I wish my father would have never explained to me about the water cycle and the importance of aquifers when I was a child who just wanted to spend a precious moment in time with him by the stream at the bottom of the field beyond our house.
I wish my parents never took it for granted with their books and science magazines and endless Sunday walks that I would recognise how everything in the natural world is connected, instilling in me, by the way, a deep respect for life on earth, from the dead lizard I carried for a while in the bib pocket of my overalls to the swifts nesting below the eaves and woodlice crawling inside my welly boots.
I wish I had spent my university time in a fever of mostly partying and never read a single sentence by Rachel Carson, James Lovelock or EF Schumacher. Never heard of the Club of Rome, A Blueprint for Survival, Fritjof Capra, Chico Mendes.
I wish I never went to the inaugural meeting of the Green Party, never heard Petra Kelly say that if we want a future, the future must be green.
How I wish I never met Vandana Shiva and Farida Akhtar, never listened to a word from Wangari Maathai or Jane Goodall, never watched David Attenborough.
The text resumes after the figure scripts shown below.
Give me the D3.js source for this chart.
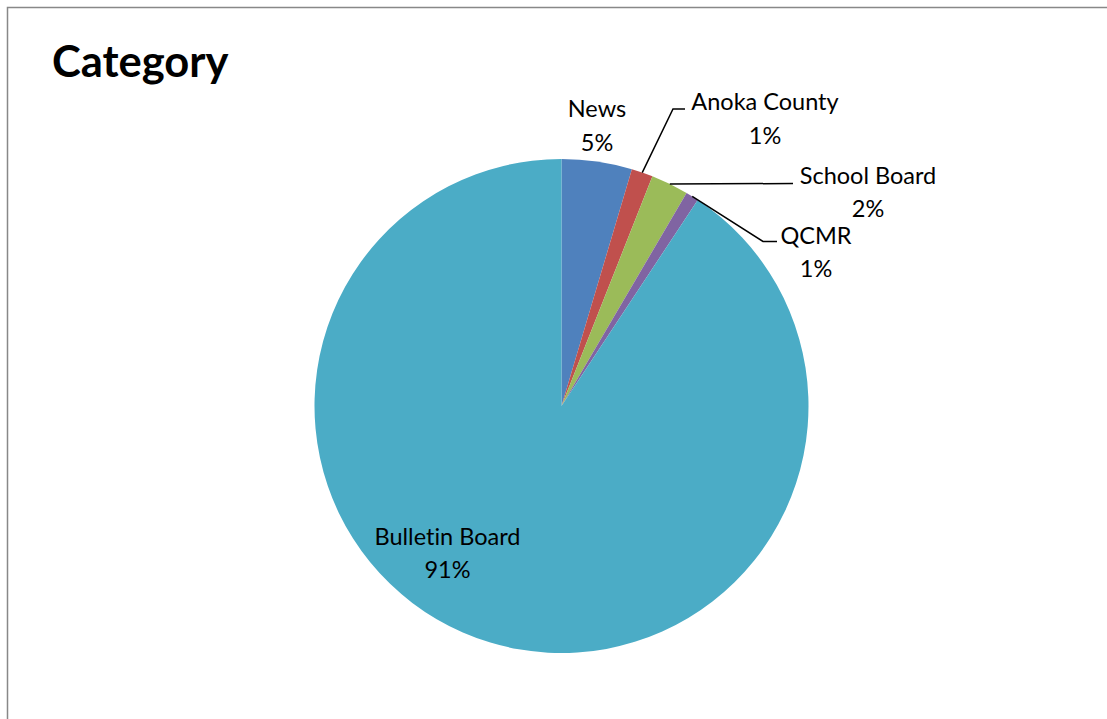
<!DOCTYPE html>
<html>
<head>
<meta charset="utf-8">
<script src="https://cdn.jsdelivr.net/npm/d3@7/dist/d3.min.js"></script>
<style>
  html, body { margin: 0; padding: 0; background: #ffffff; }
  svg { display: block; }
  text { font-variant-ligatures: none; }
</style>
</head>
<body>
<script>
// ---- data ----
const categories = ["News", "Anoka County", "School Board", "QCMR", "Bulletin Board"];
const shares = [4.6, 1.4, 2.45, 0.85, 90.7];
const colors = ["#4F81BD", "#C0504D", "#9BBB59", "#8064A2", "#4BACC6"];
const title = "Category";

// ---- layout ----
const W = 1107, H = 719;
const cx = 561.5, cy = 406, R = 247;
const fontFamily = "Lato, 'Open Sans', 'DejaVu Sans', sans-serif";
// label centers (x, baseline of first line) and leader line shape per slice
const labelPos = [
  { x: 597, y: 117, leader: null },
  { x: 765, y: 110, leader: { elbow: [673, 109], end: [685, 109] } },
  { x: 868, y: 183.5, leader: { elbow: null, end: [793, 183.5] } },
  { x: 816, y: 243.5, leader: { elbow: [763, 241.5], end: [777, 241.5] } },
  { x: 447.5, y: 544.5, leader: null }
];
const lineGap = 33.5;

const svg = d3.select("body").append("svg")
  .attr("width", W).attr("height", H);

svg.append("rect")
  .attr("x", 7.5).attr("y", 7.5)
  .attr("width", W + 20).attr("height", H + 20)
  .attr("fill", "#ffffff")
  .attr("stroke", "#888888")
  .attr("stroke-width", 1.5);

svg.append("text")
  .attr("x", 52).attr("y", 77)
  .attr("font-family", fontFamily)
  .attr("font-weight", "bold")
  .attr("font-size", 43.5)
  .attr("fill", "#000")
  .text(title);

const data = categories.map((c, i) => ({ name: c, value: shares[i], color: colors[i], i }));
const pie = d3.pie().value(d => d.value).sort(null);
const arcs = pie(data);
const arc = d3.arc().innerRadius(0).outerRadius(R);

const g = svg.append("g").attr("transform", `translate(${cx},${cy})`);
g.selectAll("path.slice").data(arcs).enter().append("path")
  .attr("class", "slice")
  .attr("d", arc)
  .attr("fill", d => d.data.color);

const total = d3.sum(shares);
const pct = d3.format(".0%");

// leader lines
arcs.forEach((a, i) => {
  const lp = labelPos[i];
  if (!lp.leader) return;
  const mid = (a.startAngle + a.endAngle) / 2;
  const sx = cx + R * Math.sin(mid), sy = cy - R * Math.cos(mid);
  const pts = [[sx, sy]];
  if (lp.leader.elbow) pts.push(lp.leader.elbow);
  pts.push(lp.leader.end);
  svg.append("path")
    .attr("d", d3.line()(pts))
    .attr("fill", "none")
    .attr("stroke", "#000")
    .attr("stroke-width", 1.5);
});

// labels
arcs.forEach((a, i) => {
  const lp = labelPos[i];
  const t = svg.append("text")
    .attr("font-family", fontFamily)
    .attr("font-size", 23.5)
    .attr("fill", "#000")
    .attr("text-anchor", "middle");
  t.append("tspan").attr("x", lp.x).attr("y", lp.y).text(a.data.name);
  t.append("tspan").attr("x", lp.x).attr("y", lp.y + lineGap).text(pct(a.data.value / total));
});
</script>
</body>
</html>
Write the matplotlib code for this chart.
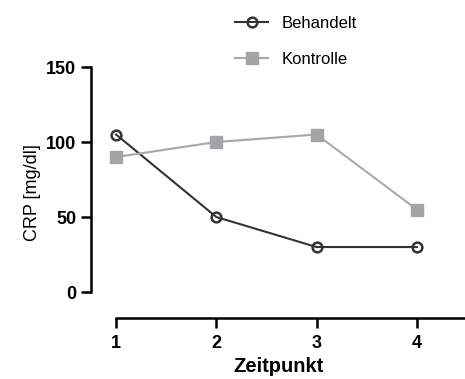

I wish I never stood at the viewing platform of the Grossglockner glacier on a hot August day in 1983 with a sleeping baby in my arms, while R took pictures of the massive ice sheet that today has shriveled to a fraction of its size.
I wish I never let myself be carried by the strong warm currents of the Indian ocean, surrounded by mysterious schools of fish, floating above a paradise of colourful corals that are now dying.